-- start of Entries shown --

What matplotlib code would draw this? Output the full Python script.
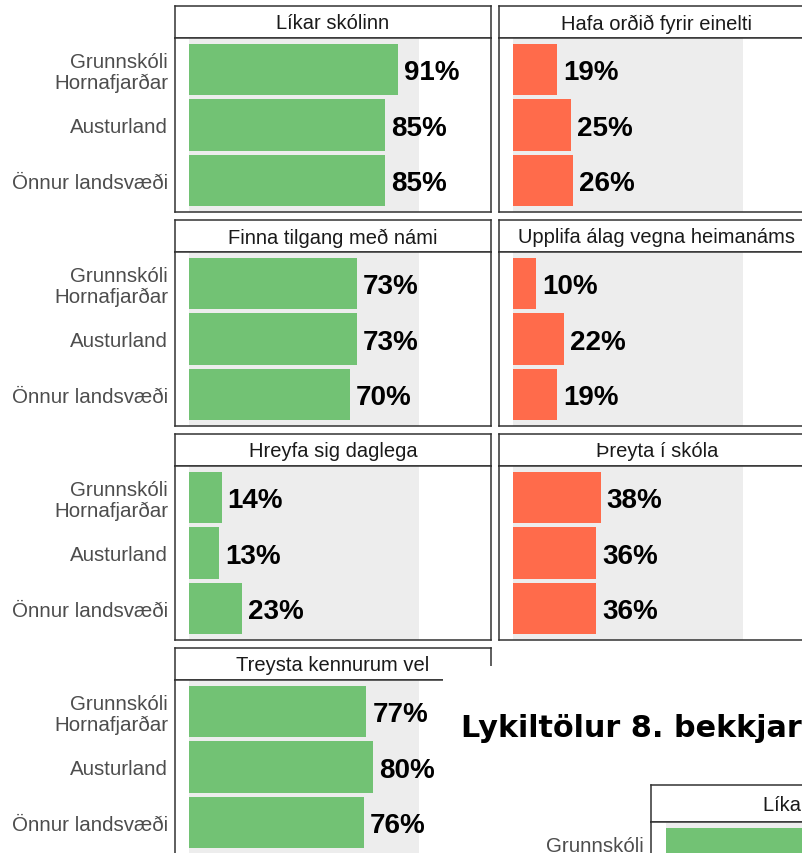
import matplotlib.pyplot as plt

plt.switch_backend('Agg')
plt.rcParams['font.family'] = ['Liberation Sans', 'DejaVu Sans']

# Flokkar (raðir í hverjum reit)
skolar = ["Grunnskóli\nHornafjarðar", "Austurland", "Önnur landsvæði"]

# Vinstri dálkur (grænt)
titlar_vinstri = ["Líkar skólinn", "Finna tilgang með námi",
                  "Hreyfa sig daglega", "Treysta kennurum vel"]
likar_skolinn = [91, 85, 85]
finna_tilgang = [73, 73, 70]
hreyfa_sig = [14, 13, 23]
treysta_kennurum = [77, 80, 76]

# Hægri dálkur (rautt)
titlar_haegri = ["Hafa orðið fyrir einelti", "Upplifa álag vegna heimanáms",
                 "Þreyta í skóla"]
einelti = [19, 25, 26]
alag_heimanam = [10, 22, 19]
threyta = [38, 36, 36]

# 8. bekkur (aðeins byrjunin sést)
titill_8 = "Lykiltölur 8. bekkjar"
likar_skolinn_8 = [88, 84, 85]

GREEN = "#72C274"
RED = "#FF6B4B"
BG = "#EDEDED"
EDGE = "#333333"

W, H = 803, 854
fig = plt.figure(figsize=(W / 100, H / 100), dpi=100)


def px_axes(x0, y0, x1, y1):
    return fig.add_axes([x0 / W, 1 - y1 / H, (x1 - x0) / W, (y1 - y0) / H])


def frame(ax):
    for s in ax.spines.values():
        s.set_color(EDGE)
        s.set_linewidth(1.1)


def panel(x0, y0, title, values, color, show_labels, strip_h=32, width=316):
    st = px_axes(x0, y0, x0 + width, y0 + strip_h)
    st.set_facecolor("white")
    st.set_xticks([])
    st.set_yticks([])
    frame(st)
    st.text(0.5, 0.47, title, ha="center", va="center", fontsize=14.5,
            color="#1A1A1A", transform=st.transAxes)

    ax = px_axes(x0, y0 + strip_h, x0 + width, y0 + strip_h + 174)
    ax.set_facecolor("white")
    ax.axvspan(0, 100, color=BG, zorder=0, lw=0)
    pos = list(range(1, len(values) + 1))
    ax.barh(pos, values, height=0.93, color=color, zorder=2)
    for p, v in zip(pos, values):
        ax.text(v + 2.6, p + 0.05, f"{v}%", ha="left", va="center",
                fontsize=20, fontweight="bold", color="black", zorder=3)
    ax.set_xlim(-6.25, 131.25)
    ax.set_ylim(3.565, 0.435)
    ax.set_xticks([])
    ax.set_yticks(pos)
    if show_labels:
        ax.set_yticklabels(skolar, fontsize=14.8, color="#4D4D4D", linespacing=1.12)
    else:
        ax.set_yticklabels([])
    ax.tick_params(axis="y", length=0, pad=5)
    frame(ax)
    return st, ax


left_vals = [likar_skolinn, finna_tilgang, hreyfa_sig, treysta_kennurum]
right_vals = [einelti, alag_heimanam, threyta]
row_tops = [7, 221, 435, 649]

for top, t, v in zip(row_tops, titlar_vinstri, left_vals):
    panel(175, top, t, v, GREEN, True)
for top, t, v in zip(row_tops, titlar_haegri, right_vals):
    panel(499, top, t, v, RED, False)

# Hvítur flötur ofan á (næsta mynd byrjar)
cover = px_axes(443, 667, W + 5, H + 5)
cover.set_facecolor("white")
cover.set_xticks([])
cover.set_yticks([])
for s in cover.spines.values():
    s.set_visible(False)
cover.set_zorder(5)

fig.text(461 / W, 1 - 737 / H, titill_8, ha="left", va="baseline",
         fontsize=21.8, fontweight="bold", family="DejaVu Sans",
         color="black", zorder=10)

st8, ax8 = panel(651, 786, titlar_vinstri[0], likar_skolinn_8, GREEN, True,
                 strip_h=37, width=338)
st8.set_zorder(6)
ax8.set_zorder(6)

fig.savefig("out.png", dpi=100)
plt.close(fig)
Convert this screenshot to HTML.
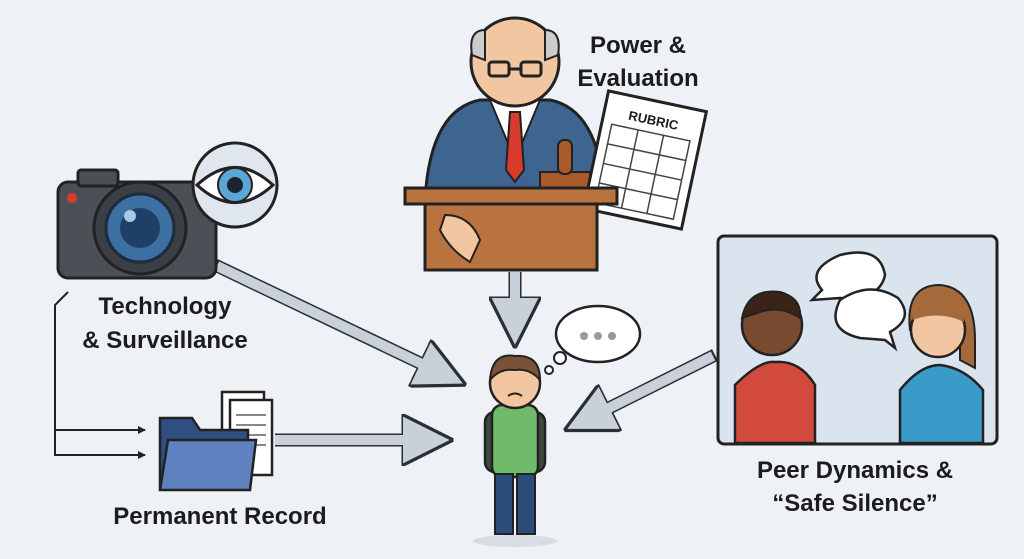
<!DOCTYPE html>
<html><head><meta charset="utf-8"><style>
html,body{margin:0;padding:0;background:#eef2f6;}
svg{display:block;}
text{font-family:"Liberation Sans",sans-serif;font-weight:bold;fill:#1c1c1c;}
</style></head><body>
<svg width="1024" height="559" viewBox="0 0 1024 559" xmlns="http://www.w3.org/2000/svg">
<rect width="1024" height="559" fill="#eef2f6"/>
<defs>
<marker id="ah" markerWidth="4" markerHeight="4" refX="2.2" refY="2" orient="auto" markerUnits="strokeWidth">
<path d="M0,0 L4,2 L0,4 Z" fill="#c8d1da" stroke="#2a2f36" stroke-width="0.25"/></marker>
<marker id="sm" markerWidth="8" markerHeight="8" refX="7" refY="4" orient="auto" markerUnits="userSpaceOnUse">
<path d="M0,0 L8,4 L0,8 Z" fill="#222"/></marker>
</defs>

<!-- big arrows -->
<g stroke="#2a2f36" stroke-width="13" stroke-linecap="butt">
<line x1="215" y1="265" x2="445" y2="375" marker-end="url(#ah)"/>
<line x1="275" y1="440" x2="430" y2="440" marker-end="url(#ah)"/>
<line x1="515" y1="272" x2="515" y2="325" marker-end="url(#ah)"/>
<line x1="715" y1="355" x2="585" y2="420" marker-end="url(#ah)"/>
</g>
<g stroke="#c8d1da" stroke-width="10">
<line x1="217" y1="266" x2="445" y2="375"/>
<line x1="275" y1="440" x2="430" y2="440"/>
<line x1="515" y1="272" x2="515" y2="325"/>
<line x1="713" y1="356" x2="585" y2="420"/>
</g>

<!-- camera -->
<rect x="58" y="182" width="158" height="96" rx="10" fill="#4b5056" stroke="#222" stroke-width="3"/>
<rect x="78" y="170" width="40" height="16" rx="3" fill="#4b5056" stroke="#222" stroke-width="3"/>
<circle cx="72" cy="198" r="5" fill="#e23a2a"/>
<circle cx="140" cy="228" r="46" fill="#3a3f45" stroke="#222" stroke-width="3"/>
<circle cx="140" cy="228" r="34" fill="#3c6fa2" stroke="#1e2c3c" stroke-width="3"/>
<circle cx="140" cy="228" r="20" fill="#1f3f66"/>
<circle cx="130" cy="216" r="6" fill="#a8c8e6"/>
<!-- eye -->
<circle cx="235" cy="185" r="42" fill="#dfe6ee" stroke="#222" stroke-width="3"/>
<path d="M197,185 Q235,150 273,185 Q235,220 197,185 Z" fill="#fff" stroke="#222" stroke-width="3"/>
<circle cx="235" cy="185" r="17" fill="#5aa6d4" stroke="#222" stroke-width="2"/>
<circle cx="235" cy="185" r="8" fill="#1b2530"/>

<text x="165" y="314" font-size="24" text-anchor="middle">Technology</text>
<text x="165" y="348" font-size="24" text-anchor="middle">&amp; Surveillance</text>

<!-- bracket lines -->
<polyline points="68,292 55,305 55,455 145,455" fill="none" stroke="#222" stroke-width="2" marker-end="url(#sm)"/>
<line x1="55" y1="430" x2="145" y2="430" stroke="#222" stroke-width="2" marker-end="url(#sm)"/>

<!-- folder & docs -->
<rect x="222" y="392" width="42" height="72" fill="#fff" stroke="#222" stroke-width="2.5"/>
<rect x="230" y="400" width="42" height="75" fill="#fff" stroke="#222" stroke-width="2.5"/>
<g stroke="#888" stroke-width="2"><line x1="236" y1="415" x2="266" y2="415"/><line x1="236" y1="425" x2="266" y2="425"/><line x1="236" y1="435" x2="266" y2="435"/><line x1="236" y1="445" x2="266" y2="445"/></g>
<path d="M160,418 L160,488 L248,488 L248,430 L200,430 L192,418 Z" fill="#2f4f80" stroke="#222" stroke-width="2.5"/>
<path d="M168,440 L256,440 L250,490 L160,490 Z" fill="#5d82bf" stroke="#222" stroke-width="2.5"/>
<text x="220" y="524" font-size="24" text-anchor="middle">Permanent Record</text>

<!-- teacher -->
<path d="M425,200 Q430,110 480,100 L550,100 Q600,110 605,200 Z" fill="#3e6590" stroke="#222" stroke-width="3"/>
<path d="M490,100 L515,160 L540,100 Z" fill="#fff" stroke="#222" stroke-width="2"/>
<path d="M510,112 L520,112 L524,170 L515,182 L506,170 Z" fill="#d83a2c" stroke="#222" stroke-width="2"/>
<circle cx="515" cy="62" r="44" fill="#f2c6a0" stroke="#222" stroke-width="3"/>
<path d="M472,55 Q468,30 485,30 L485,60 Z M558,55 Q562,30 545,30 L545,60 Z" fill="#ccc" stroke="#222" stroke-width="2"/>
<rect x="489" y="62" width="20" height="14" rx="3" fill="none" stroke="#222" stroke-width="3"/>
<rect x="521" y="62" width="20" height="14" rx="3" fill="none" stroke="#222" stroke-width="3"/>
<line x1="509" y1="69" x2="521" y2="69" stroke="#222" stroke-width="3"/>
<rect x="540" y="172" width="50" height="18" fill="#a85a2a" stroke="#222" stroke-width="2"/>
<rect x="558" y="140" width="14" height="34" rx="6" fill="#a85a2a" stroke="#222" stroke-width="2"/>
<!-- rubric -->
<g transform="rotate(12 645 160)">
<rect x="595" y="100" width="100" height="120" fill="#fff" stroke="#222" stroke-width="3"/>
<text x="645" y="124" font-size="13" text-anchor="middle">RUBRIC</text>
<g stroke="#444" stroke-width="1.5" fill="none">
<rect x="605" y="132" width="80" height="80"/>
<line x1="605" y1="152" x2="685" y2="152"/><line x1="605" y1="172" x2="685" y2="172"/><line x1="605" y1="192" x2="685" y2="192"/>
<line x1="632" y1="132" x2="632" y2="212"/><line x1="658" y1="132" x2="658" y2="212"/>
</g></g>
<!-- podium -->
<rect x="405" y="188" width="212" height="16" fill="#b8733f" stroke="#222" stroke-width="3"/>
<rect x="425" y="204" width="172" height="66" fill="#b8733f" stroke="#222" stroke-width="3"/>
<path d="M445,215 Q470,215 480,240 L470,262 Q450,250 440,230 Z" fill="#f2c6a0" stroke="#222" stroke-width="2"/>
<text x="638" y="53" font-size="24" text-anchor="middle">Power &amp;</text>
<text x="638" y="86" font-size="24" text-anchor="middle">Evaluation</text>

<!-- student -->
<ellipse cx="515" cy="541" rx="42" ry="6" fill="#d6dde4"/>
<rect x="485" y="412" width="60" height="60" rx="10" fill="#3e4a40" stroke="#222" stroke-width="2.5"/>
<rect x="492" y="405" width="46" height="72" rx="10" fill="#6fbb6a" stroke="#222" stroke-width="2.5"/>
<rect x="495" y="474" width="18" height="60" fill="#2c4d7a" stroke="#222" stroke-width="2"/>
<rect x="517" y="474" width="18" height="60" fill="#2c4d7a" stroke="#222" stroke-width="2"/>
<circle cx="515" cy="383" r="25" fill="#f2c6a0" stroke="#222" stroke-width="2.5"/>
<path d="M490,380 Q492,352 515,356 Q540,354 540,380 Q530,368 515,370 Q500,368 490,380 Z" fill="#7a5236" stroke="#222" stroke-width="2"/>
<path d="M508,396 Q515,391 522,396" fill="none" stroke="#222" stroke-width="2"/>
<!-- thought -->
<circle cx="549" cy="370" r="4" fill="#fff" stroke="#222" stroke-width="2"/>
<circle cx="560" cy="358" r="6" fill="#fff" stroke="#222" stroke-width="2"/>
<ellipse cx="598" cy="334" rx="42" ry="28" fill="#fff" stroke="#222" stroke-width="2.5"/>
<g fill="#999"><circle cx="584" cy="336" r="4"/><circle cx="598" cy="336" r="4"/><circle cx="612" cy="336" r="4"/></g>

<!-- peer panel -->
<rect x="718" y="236" width="279" height="208" rx="6" fill="#d9e4ee" stroke="#222" stroke-width="3"/>
<path d="M735,443 L735,385 Q760,360 775,362 Q800,360 815,385 L815,443 Z" fill="#d24a3c" stroke="#222" stroke-width="2.5"/>
<circle cx="772" cy="325" r="30" fill="#7a4a30" stroke="#222" stroke-width="2.5"/>
<path d="M742,318 Q748,288 780,292 Q802,298 800,318 Q780,305 760,312 Z" fill="#3a2418" stroke="#222" stroke-width="2"/>
<path d="M900,443 L900,390 Q920,365 940,365 Q965,368 983,390 L983,443 Z" fill="#3a9ac8" stroke="#222" stroke-width="2.5"/>
<path d="M910,330 Q905,285 940,285 Q975,288 975,340 L975,368 L960,360 L960,330 Z" fill="#a56a3c" stroke="#222" stroke-width="2"/>
<circle cx="938" cy="330" r="27" fill="#f2c6a0" stroke="#222" stroke-width="2.5"/>
<path d="M912,320 Q920,292 950,298 Q964,305 964,322 Q940,310 912,320 Z" fill="#a56a3c"/>
<path d="M812,300 L822,290 Q805,270 840,255 Q880,245 885,275 Q880,300 840,298 Z" fill="#fff" stroke="#222" stroke-width="2.5"/>
<path d="M885,340 L895,348 L890,332 Q915,318 898,298 Q870,280 840,300 Q825,330 860,338 Z" fill="#fff" stroke="#222" stroke-width="2.5"/>
<text x="855" y="478" font-size="24" text-anchor="middle">Peer Dynamics &amp;</text>
<text x="855" y="511" font-size="24" text-anchor="middle">“Safe Silence”</text>
</svg>
</body></html>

-- end of Entries shown --

■ Work to be completed ■
Write out the lines from the start of the material to the line with "treysta_kennurum = [77, 80, 76]", inclusive and exactly. Skip the pictures.

■ Complete answer ■
What matplotlib code would draw this? Output the full Python script.
import matplotlib.pyplot as plt

plt.switch_backend('Agg')
plt.rcParams['font.family'] = ['Liberation Sans', 'DejaVu Sans']

# Flokkar (raðir í hverjum reit)
skolar = ["Grunnskóli\nHornafjarðar", "Austurland", "Önnur landsvæði"]

# Vinstri dálkur (grænt)
titlar_vinstri = ["Líkar skólinn", "Finna tilgang með námi",
                  "Hreyfa sig daglega", "Treysta kennurum vel"]
likar_skolinn = [91, 85, 85]
finna_tilgang = [73, 73, 70]
hreyfa_sig = [14, 13, 23]
treysta_kennurum = [77, 80, 76]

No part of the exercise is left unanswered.